The founding of the dynamic theory of fluid infiltrated porous materials has been attributed to Maurice A. Biot in his pair of seminal papers in 1956 in the J. Acoust. Soc. Am.. In these papers, he theoretically predicted the presence of a second type of compressional wave, also called the Biot slow wave. (Laboratory confirmation of such a wave came much later; see Smeulders in this issue.) He also provided the hydrodynamic theory that predicted the wave dispersion and attenuation, and the relaxation phenomenon.

A less-known fact, however, is that the second wave was first theoretically predicted by the Russian physicist Yacov Il’ich Frenkel (also known as Jacob Frenkel) in his 1944 article “On the theory of seismic and seismoelectric phenomena in a moist soil” (republished in this issue). Indeed, Biot cited this paper in his articles and it appeared to be what motivated Biot to embark on his own, but more thorough, construction of the theory.
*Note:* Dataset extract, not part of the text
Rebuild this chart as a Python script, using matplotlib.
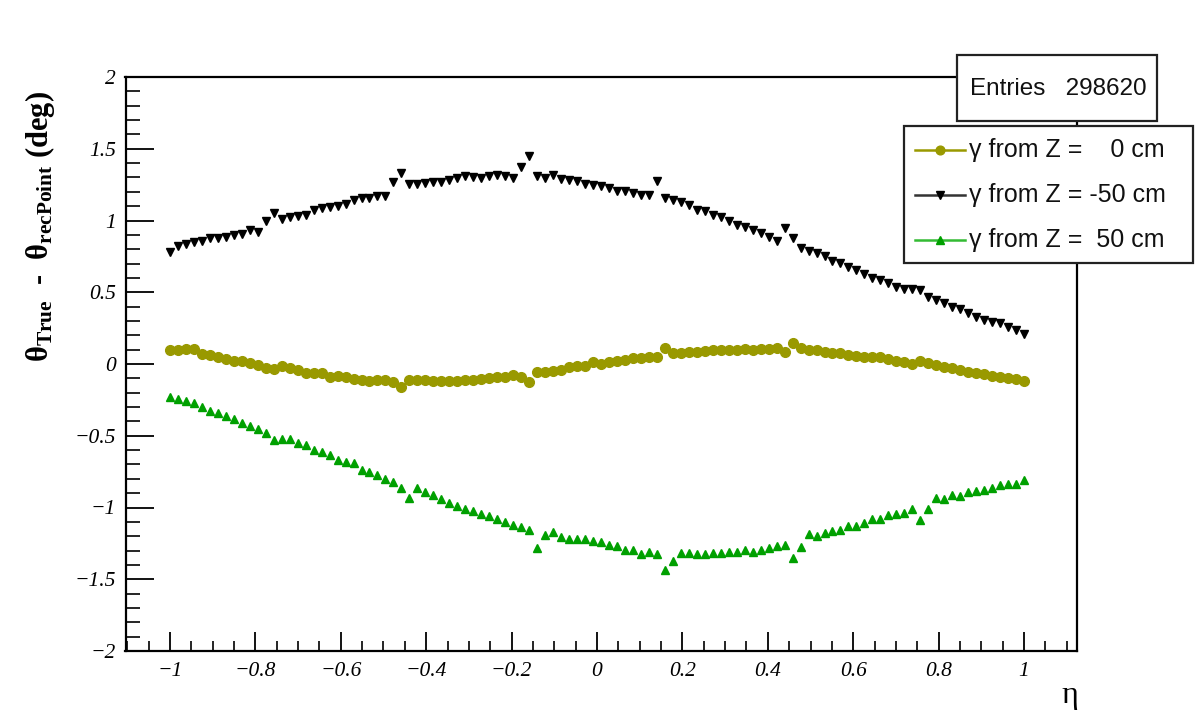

Frenkel predicted not only the second type of wave, but also the seismoelectric phenomenon (see Pride and Garambois, this issue). The presence of electrolytes in the fluid and the relative movement between the solid and fluid phases induced by seismic motion can generate small local electrical currents, which in turn emit electromagnetic waves. One can imagine an acoustic wave sent through the human body saturated with fluid that is rich in electrolytes. While the acoustic waves tell of the mechanical properties of the tissue for medial imaging purposes, the emitted electromagnetic waves can be associated with abnormal chemical activities.
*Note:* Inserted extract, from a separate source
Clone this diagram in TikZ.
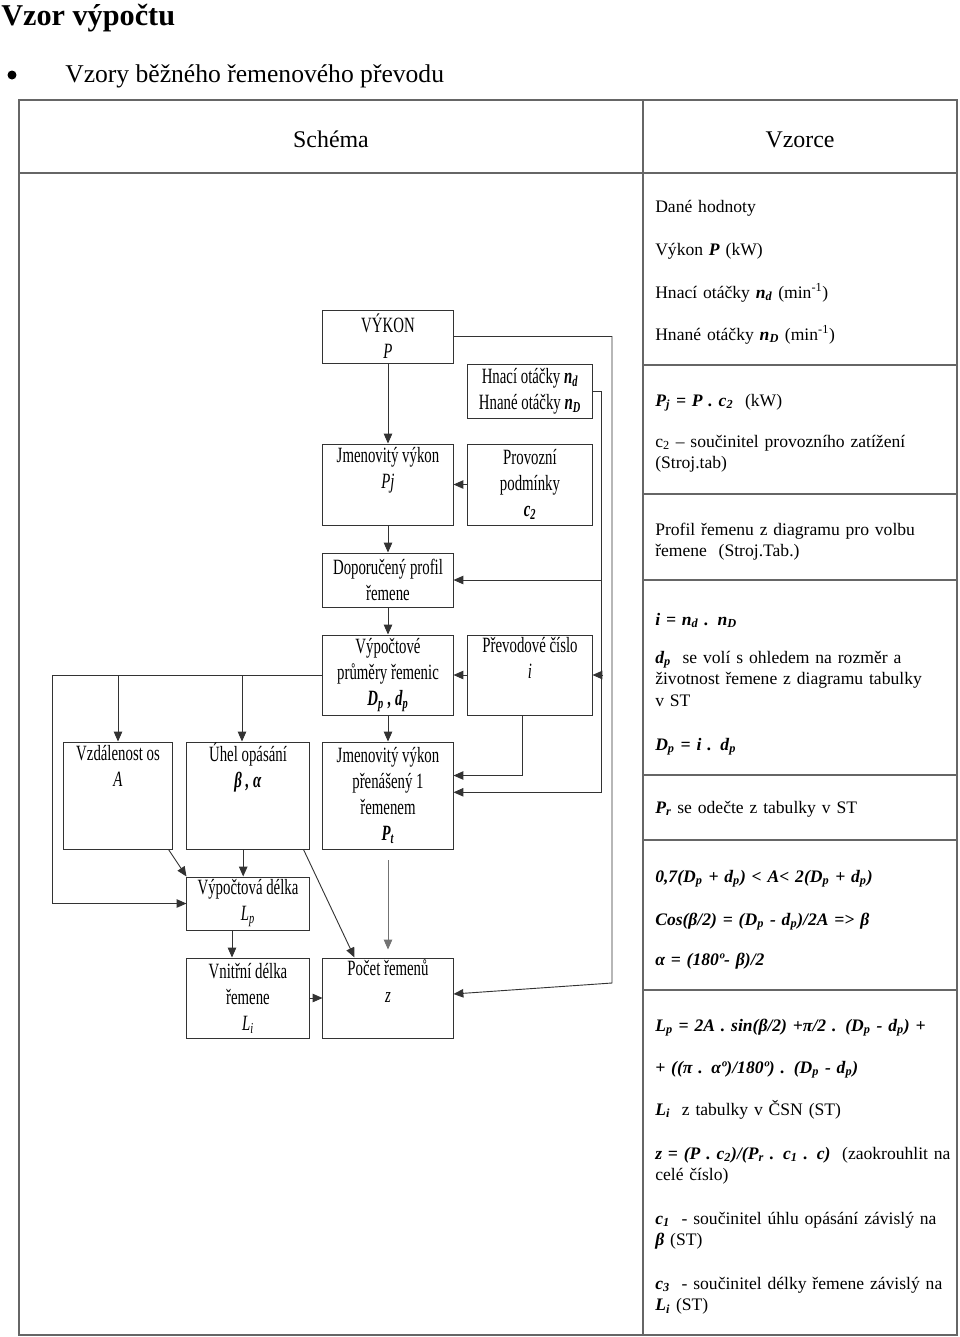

Frenkel was a great Russian physicist who spent a large portion of his professional life in the troubled times of war and revolution in Russia (see the biography by Lopatnikov and Cheng, this issue), during which times he made amazing contributions to science, including electrodynamics, theory of liquid, the drop model of the atom, the exciton, Frenkel defects in crystalline structure, and quantum theory of electroconductivity of metals. As early as 1929, he envisioned the quantum tunneling effect. Geophysics was his side interest, but he also made indelible contributions.

While to the Western world Frenkel’s work on porous media remains largely unknown, in Russia, he was honored as the founder of the mechanics of porous materials. The Biot theory known to the West has been the Biot–Frenkel theory in Russia (see the review article by Nikolaevskiy, this issue).

In this issue, we have assembled a panel of international experts to contribute review as well as cutting-edge research articles on dynamics of porous materials (porodynamics) to honor Ya. Frenkel, who would have been 111 years old in February of 2005.